Well, let me back up here - I am not listening to every title. I am scanning those I have not heard before, about 45 seconds of each song and marking the ones that seem interesting in the back of my mind and loading them into my MP3 player for further listening. That BOC, Springsteen's Lucky Town and The Ghost of Tom Joad, UFO Strangers in the Night [actaully, I'd only heard Lights OUt before - there's a really good collection I'm grooving on, too]. Stone Temple Pilots last one, Shangri -La Dee Da... loads of Roy Buchanan! The Blue Man Group's The Complex - who knew they were musical, too? But it's interesting enough for repeated listening. Gary Numan's The Pleasure Principle - yes, the one with Cars, but why didn't anyone tell me about this sooner? Prince - The B Sides!!!!! The Jeff Lynne led ELO 2000 album Zoom - it's pretty good if you like ELO. It's better than Jeff trying to make Tom Petty and the Heartbreakers and George Harrison sound like ELO...
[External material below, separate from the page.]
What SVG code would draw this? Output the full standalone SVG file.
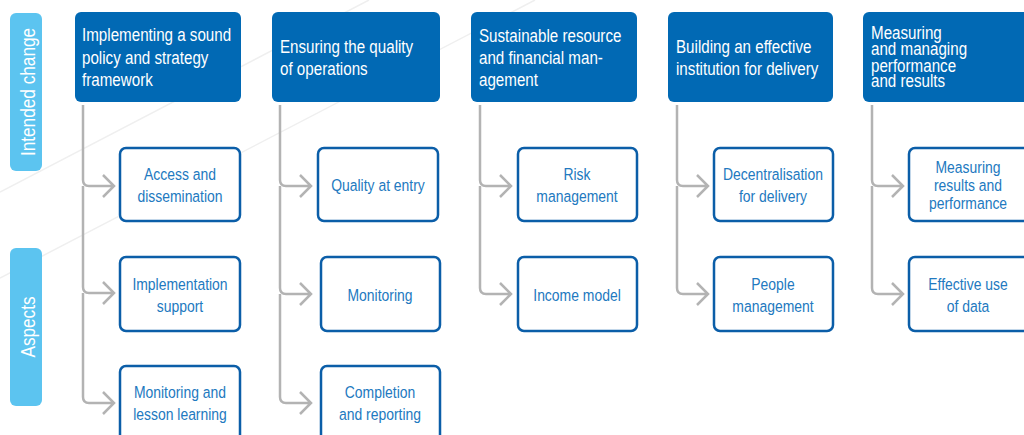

But I also got some off the wall compilations [hits] like Dean Martin, Frank Sinatra, Jophn Lee Hooker, Diana Ross and the Supremes, the Commodores, Spinners, Earth Wind and Fire, Joe Tex and Barry White I probably would not have bought, but am thrilled to have.
I've also re-acquired titles I'd traded in and deleted from my hard drive before - the Counting Crows catalog, some Metallica [come and get me, Lars!] and the Kiss catalog through Dynasty. And I've got a lot of titles not on digital that I only had on Lp before saving myself a lot of time in my conversion project.
I've 'Recycle Bin'-ed a lot of stuff - some people will buy anything with the name Jimi Hendrix or Elton John on it - box sets by Eric Clapton, Elton, Jimi, Aerosmith - all those things that just repeat song after song. Piled all the Stones best off '71 - 2004 into one folder - how many times do I need Brown Sugar and Miss You and Start Me Up? [answer: 1 20 bit remaster each at 160 or 192 KpS]
The persons who did this also compiled the Billboard Top 100 singles for every year from 1950 - 2002. No, I don't know if they use the AM 'safe' edit of Good Girls Don't by the Knack. [On the Lp, she's 'sittin on your face' on the single she 'puts you in your place.'] Interesting to load those onto my Windows catalog and just hit random.
But even doing this like 2-3 hours a night, I find myself burnt out. And I love music. But that's about the limit. And I have a lot to go. I hope I find some more cool things to keep this interesting.